Reid’s record with Mahomes as the starting QB: a 90-23 regular-season record, seven straight AFC Championship Game appearances, three Super Bowl championships, a 17-3 mark in playoff games.
“Andy Reid is now considered to be probably on the Mount Rushmore of coaches, and if not, he’s certainly in the top 10,” said Amey, and it’s obviously tied to the move to go with Mahomes.
“As a starter, (Mahomes) has now been to seven straight AFC Championship Games, five Super Bowls in six years, which has never been done before, and it’s because they believed in his ability,” Amey said. “They didn’t look at him and say, We want to give this guy a shot for any reason other than we think he’s going to be a great player.
“Competence is what is sought after by these executives and by these coaches,” Amey said. “Certainly, I think for all of us, we all need an opportunity, and I think that’s something that, for whatever reason, has really been combed over by the critics of DEI, an opportunity is all that’s needed.”

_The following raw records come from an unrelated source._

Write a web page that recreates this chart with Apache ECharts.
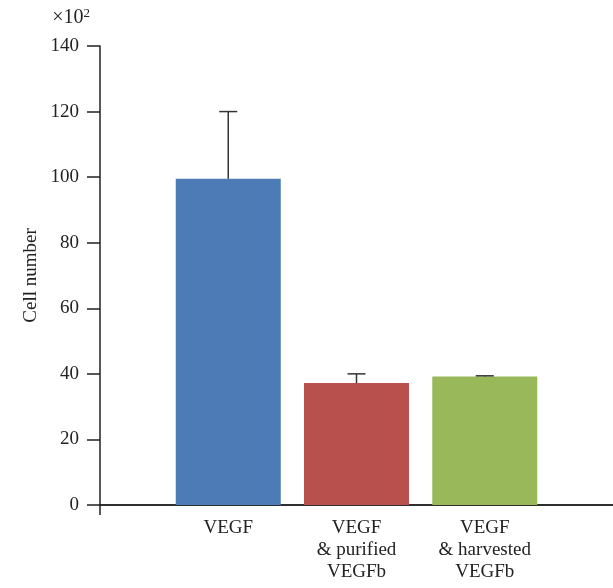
<!DOCTYPE html>
<html>
<head>
<meta charset="utf-8">
<script src="https://cdn.jsdelivr.net/npm/echarts@6/dist/echarts.min.js"></script>
<style>
  html, body { margin: 0; padding: 0; background: #fff; }
  #main { width: 613px; height: 588px; }
</style>
</head>
<body>
<div id="main"></div>
<script>
// groups along the x axis (bar positions 1..3)
const categories = ['VEGF', 'VEGF\n& purified\nVEGFb', 'VEGF\n& harvested\nVEGFb'];
const positions = [1, 2, 3];
const cellNumber = [99.5, 37.2, 39.2];   // ×10^2
const errorTop = [120, 40, 39.4];
const barColors = ['#4d7bb5', '#b8504d', '#99b85a'];
const yTicks = [0, 20, 40, 60, 80, 100, 120, 140];

const font = 'Liberation Serif';
const chart = echarts.init(document.getElementById('main'), null, { renderer: 'canvas' });

const barData = positions.map((p, i) => ({
    value: [p, cellNumber[i]],
    itemStyle: { color: barColors[i] }
}));
const errData = positions.map((p, i) => [p, cellNumber[i], errorTop[i]]);

const option = {
    animation: false,
    backgroundColor: '#fff',
    grid: { left: 100, right: 0, top: 46, bottom: 83 },
    xAxis: [{
        type: 'value',
        min: 0,
        max: 4,
        interval: 1,
        splitLine: { show: false },
        axisLine: { show: true, lineStyle: { color: '#222', width: 1.5 } },
        axisTick: { show: true, customValues: [0], length: 10, inside: false, lineStyle: { color: '#222', width: 1.5 } },
        axisLabel: {
            customValues: positions,
            margin: 12,
            lineHeight: 22,
            fontFamily: font,
            fontSize: 19,
            color: '#222',
            formatter: v => categories[v - 1] || ''
        }
    }, {
        type: 'value',
        position: 'top',
        min: 0,
        max: 4,
        splitLine: { show: false },
        axisLine: { show: true, lineStyle: { color: '#222', width: 1.5 } },
        axisTick: { show: false },
        axisLabel: { show: false }
    }],
    yAxis: [{
        type: 'value',
        min: 0,
        max: 140,
        interval: 20,
        splitLine: { show: false },
        axisLine: { show: true, lineStyle: { color: '#222', width: 1.5 } },
        axisTick: { show: true, length: 13, lineStyle: { color: '#222', width: 1.5 } },
        axisLabel: {
            margin: 21,
            fontFamily: font,
            fontSize: 19,
            color: '#222',
            customValues: yTicks
        },
        name: '{a|×10}{s|2}',
        nameLocation: 'end',
        nameGap: 17,
        nameTextStyle: {
            align: 'right',
            padding: [0, 10, 0, 0],
            rich: {
                a: { fontFamily: font, fontSize: 20, color: '#222' },
                s: { fontFamily: font, fontSize: 13, color: '#222', verticalAlign: 'top', padding: [0, 0, 9, 0] }
            }
        }
    }, {
        type: 'value',
        min: 0,
        max: 140,
        position: 'left',
        axisLine: { show: false },
        axisTick: { show: false },
        axisLabel: { show: false },
        splitLine: { show: false },
        name: 'Cell number',
        nameLocation: 'middle',
        nameGap: 59,
        nameTextStyle: { fontFamily: font, fontSize: 19, color: '#222' }
    }],
    series: [{
        type: 'bar',
        data: barData,
        barWidth: 105,
        z: 2
    }, {
        type: 'custom',
        z: 3,
        data: errData,
        renderItem: function (params, api) {
            const x = api.value(0);
            const low = api.coord([x, api.value(1)]);
            const high = api.coord([x, api.value(2)]);
            const half = 9;
            const style = { stroke: '#333', lineWidth: 1.5 };
            return {
                type: 'group',
                children: [{
                    type: 'line',
                    shape: { x1: low[0], y1: low[1], x2: high[0], y2: high[1] },
                    style: style
                }, {
                    type: 'line',
                    shape: { x1: high[0] - half, y1: high[1], x2: high[0] + half, y2: high[1] },
                    style: style
                }]
            };
        }
    }]
};

chart.setOption(option);
</script>
</body>
</html>
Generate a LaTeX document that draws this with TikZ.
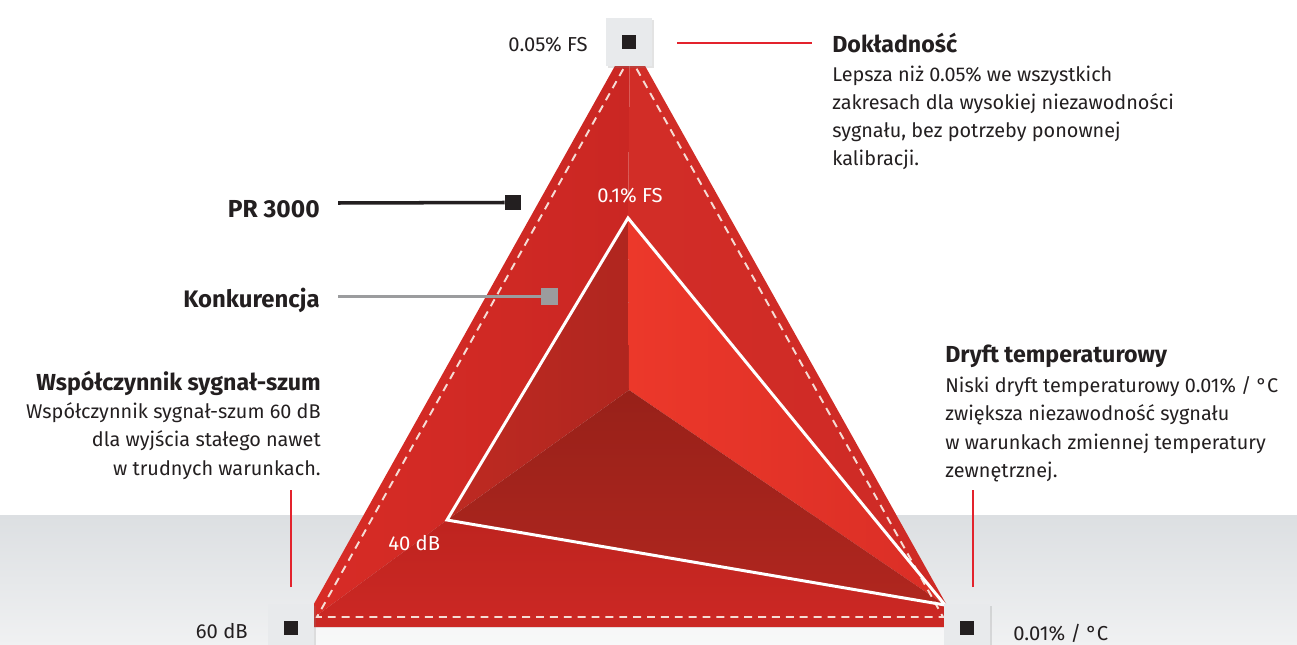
\documentclass[tikz,border=0pt]{standalone}
\usepackage{fontspec}
\setmainfont{Fira Sans}
\usetikzlibrary{positioning, shadows}

\definecolor{inkgray}{HTML}{231F20}
\definecolor{callred}{HTML}{E3232D}
\definecolor{konkgray}{HTML}{9B9C9E}
\definecolor{boxgray}{HTML}{E8EAEC}
\definecolor{bandtop}{HTML}{DCDFE2}
\definecolor{bandbot}{HTML}{F0F1F2}
\definecolor{seam}{HTML}{F6DCD5}

\begin{document}
\begin{tikzpicture}[
  x=0.02cm, y=-0.02cm,
  markbox/.style={rectangle, fill=boxgray, minimum width=0.92cm,
    minimum height=0.96cm, inner sep=0pt,
    drop shadow={shadow xshift=1.4pt, shadow yshift=-1pt, opacity=0.22}},
  markdot/.style={rectangle, fill=inkgray, minimum size=0.28cm, inner sep=0pt},
  bodytext/.style={anchor=base west, inner sep=0pt, text=inkgray,
    font=\fontsize{11.3}{14}\selectfont},
  headtext/.style={anchor=base west, inner sep=0pt, text=inkgray,
    font=\fontsize{13.2}{15}\selectfont\bfseries},
  valtext/.style={inner sep=0pt, font=\fontsize{11.5}{14}\selectfont},
  callout/.style={callred, line width=0.85pt}
]
  \useasboundingbox (0,0) rectangle (1297,645);

  % floor band
  \shade[top color=bandtop, bottom color=bandbot] (0,515) rectangle (1297,645);

  % corners of the outer and inner triangle
  \coordinate (T) at (630,39);
  \coordinate (L) at (301,627);
  \coordinate (R) at (959,627);
  \coordinate (t) at (628,218);
  \coordinate (l) at (447,520);
  \coordinate (r) at (945,605);
  \coordinate (C) at (629,390);

  % outer faces
  \shade[left color={rgb,255:red,216;green,44;blue,38}, right color={rgb,255:red,202;green,39;blue,35}]
    (T) -- (L) -- (l) -- (t) -- cycle;
  \shade[left color={rgb,255:red,210;green,45;blue,39}, right color={rgb,255:red,206;green,42;blue,37}]
    (T) -- (t) -- (r) -- (R) -- cycle;
  \shade[top color={rgb,255:red,190;green,36;blue,31}, bottom color={rgb,255:red,204;green,40;blue,36}]
    (L) -- (R) -- (r) -- (l) -- cycle;
  % inner faces
  \shade[left color={rgb,255:red,190;green,42;blue,34}, right color={rgb,255:red,176;green,38;blue,31}]
    (t) -- (l) -- (C) -- cycle;
  \shade[left color={rgb,255:red,236;green,56;blue,42}, right color={rgb,255:red,218;green,46;blue,38}]
    (t) -- (C) -- (r) -- cycle;
  \shade[top color={rgb,255:red,152;green,33;blue,25}, bottom color={rgb,255:red,176;green,38;blue,31}]
    (l) -- (C) -- (r) -- cycle;

  % reflection under the base
  \fill[white, opacity=0.55] (314,628) rectangle (944,645);

  % stitched edge and competitor outline
  \draw[seam, line width=1.1pt, dash pattern=on 4.5pt off 3.4pt]
    (630,57) -- (317,617) -- (943,617) -- cycle;
  \draw[white, line width=1.7pt, line join=miter] (t) -- (l) -- (r) -- cycle;

  % value corners
  \node[markbox] (accbox) at (629,42) {};
  \node[markbox] (snrbox) at (291,628) {};
  \node[markbox] (tempbox) at (967,628) {};
  \node[markdot] at (accbox) {};
  \node[markdot] at (snrbox) {};
  \node[markdot] at (tempbox) {};

  \node[valtext, anchor=base east, text=inkgray] (accval) at (588,52) {0.05\% FS};
  \node[valtext, anchor=base east, text=inkgray] (snrval) at (248,638) {60 dB};
  \node[valtext, anchor=base west, text=inkgray] (tempval) at (1013,640) {0.01\% / °C};
  \node[valtext, anchor=base, text=white] (accin) at (630,202) {0.1\% FS};
  \node[valtext, anchor=base west, text=white] (snrin) at (388,550) {40 dB};

  % legend
  \node[headtext, anchor=base east, font=\fontsize{14}{16}\selectfont\bfseries] (prlabel) at (320,217) {PR 3000};
  \node[headtext, anchor=base east, font=\fontsize{13.6}{16}\selectfont\bfseries] (konklabel) at (320,307) {Konkurencja};
  \node[rectangle, fill=inkgray, minimum size=0.32cm, inner sep=0pt] (prmark) at (513,202.5) {};
  \node[rectangle, fill=konkgray, minimum size=0.34cm, inner sep=0pt] (konkmark) at (549.5,296.5) {};
  \coordinate (prA) at (338,203);
  \coordinate (konkA) at (338,296.5);
  \draw[inkgray, line width=2pt] (prA) -- (prmark.west);
  \draw[konkgray, line width=1.4pt] (konkA) -- (konkmark.west);

  % Dokladnosc
  \coordinate (accA) at (677,43);
  \coordinate (accB) at (812,43);
  \draw[callout] (accA) -- (accB);
  \node[headtext] (acchead) at (832,53) {Dokładność};
  \foreach \txt [count=\i from 0] in {Lepsza niż 0.05\% we wszystkich,
      zakresach dla wysokiej niezawodności,
      {sygnału, bez potrzeby ponownej}, kalibracji.}
    \node[bodytext] (accline\i) at (832,82+28*\i) {\txt};

  % Wspolczynnik sygnal-szum
  \coordinate (snrA) at (291,490);
  \coordinate (snrB) at (291,587);
  \draw[callout] (snrB) -- (snrA);
  \node[headtext, anchor=base east] (snrhead) at (321,390) {Współczynnik sygnał-szum};
  \foreach \txt [count=\i from 0] in {Współczynnik sygnał-szum 60 dB,
      dla wyjścia stałego nawet, w trudnych warunkach.}
    \node[bodytext, anchor=base east] (snrline\i) at (321,418+28.5*\i) {\txt};

  % Dryft temperaturowy
  \coordinate (tempA) at (973,490);
  \coordinate (tempB) at (973,587);
  \draw[callout] (tempB) -- (tempA);
  \node[headtext] (temphead) at (945,362) {Dryft temperaturowy};
  \foreach \txt [count=\i from 0] in {Niski dryft temperaturowy 0.01\% / °C,
      zwiększa niezawodność sygnału,
      w warunkach zmiennej temperatury, zewnętrznej.}
    \node[bodytext] (templine\i) at (945,392+28.5*\i) {\txt};
\end{tikzpicture}
\end{document}
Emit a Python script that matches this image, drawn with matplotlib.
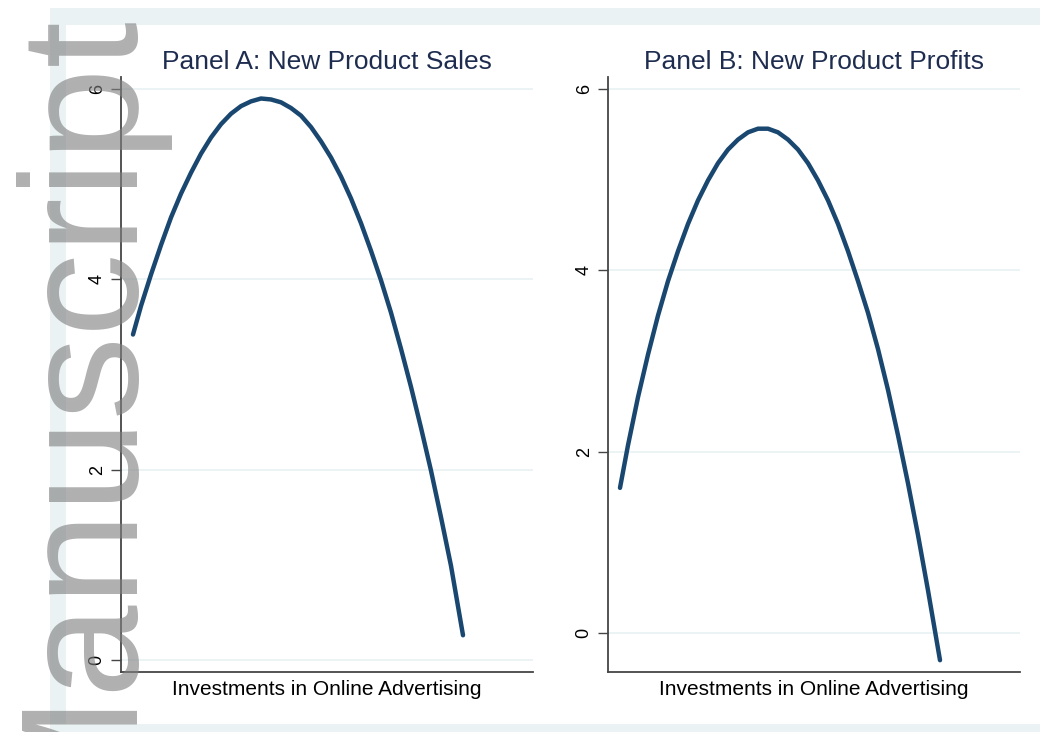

The next hurdle: Black head coaches
There are currently six Black head coaches in the NFL; 11 NFL franchises have never had a Black head coach.
Meanwhile, White guys like Josh McDaniels (11-17 in two seasons at Denver, 9-16 in two seasons at Las Vegas) keep getting recycled.
McDaniels is back in the NFL as the offensive coordinator in (where else) New England, hired by another recycled White guy, Mike Vrabel (54-45 regular-season record, three playoff appearances in six seasons at Tennessee, before he was fired in 2023), who everybody knew was going to be the guy to replace Jerod Mayo (a Black coach fired after one season on the job, and a 4-13 record), but Patriots owner Robert Kraft had to go through the Rooney Rule-mandated interview process with Black candidates first.
The Pats interviewed former NFL offensive coordinators Byron Leftwich and Pep Hamilton, only because they had to, per the Rooney Rule, which Amey, and he’s not alone on this, thinks has long outlived whatever usefulness it may have had.
“For everyone whose head is not buried in the sand, these interviews in New England, pretty much everyone knew Robert Kraft wanted to hire Mike Vrabel, for instance, and whether it was the day before, a couple of days before they did so, they brought in Byron Leftwich and Pep Hamilton, two former offensive coordinators who had not coached in the NFL for years, and they brought both of them in for head coaching interviews. Well, we knew that wasn’t going to happen,” Amey said.
“If one wants to surmise that perhaps the Patriots were doing due diligence to perhaps look at them as offensive coordinator candidates, then fine. That went to Josh McDaniels, which we also probably also knew. If teams are going to make a mockery of the rule, I think it should be certainly really explored as to whether the rule should be heavily tweaked or eliminated at this point, so that other options can be considered,” Amey said.
One idea there would be the creation of more networking opportunities for top Black coaching candidates to be able to link up with team owners and top front-office personnel, both groups still tending to be supermajority White.
Efforts are under way to create these kinds of gatherings that would allow people who would not otherwise meet to be able to get to know each other, and in the process, “someone might strike or attract their attention and grab it to alert them that, you know what, this seems like a really sharp person, someone who could, at some point, become a head coach in the future. That at least puts people on the radar, and that’s something I think would be beneficial and helpful, for sure,” Amey said.
It’s all about opportunity, which is why there is a Rooney Rule in the first place, to ensure that top Black candidates get opportunities.
If you want to scream DEI right now, keep in mind, Josh McDaniels doesn’t need a Rooney Rule to get opportunities, repeated opportunities.
“The last two years, the Tampa Bay Buccaneers have had first-year play-callers in Dave Canales and Liam Cohen who have become head coaches,” Amey said. “Their offenses in Tampa didn’t set the world on fire, didn’t do a ton of damage in the playoffs, and yet they became head coaches after one year of calling plays.”
Dave Canales and Liam Cohen: yeah, both are White.
“People forget that Andy Reid did not call plays in Green Bay prior to the Philadelphia Eagles hiring him as a head coach. John Harbaugh, the second-longest tenured head coach in the NFL, he was a special teams coordinator in Philadelphia before getting a head coaching job,” Amey said.
Both: White.
“With Eric Bieniemy in particular, he is someone who, I mean, if we’re being honest, he was a two-time Super Bowl winning offensive coordinator, and I just mentioned, for example, Dave Canales and Liam Cohen, who are probably really excellent offensive play-callers, neither of them got close to a Super Bowl, right, and yet they got the opportunity. Bieniemy wasn’t even considered heavily for an opportunity. He did an interview for some positions, and did not, you know, get the call, but those guys were first-time one-year play callers that received a head coaching opportunity,” Amey said.
“In Eric Bieniemy, if we’re being realistic, someone who is White, who is a two-time Super Bowl-winning offensive coordinator, you’re probably going to get an opportunity,” Amey said.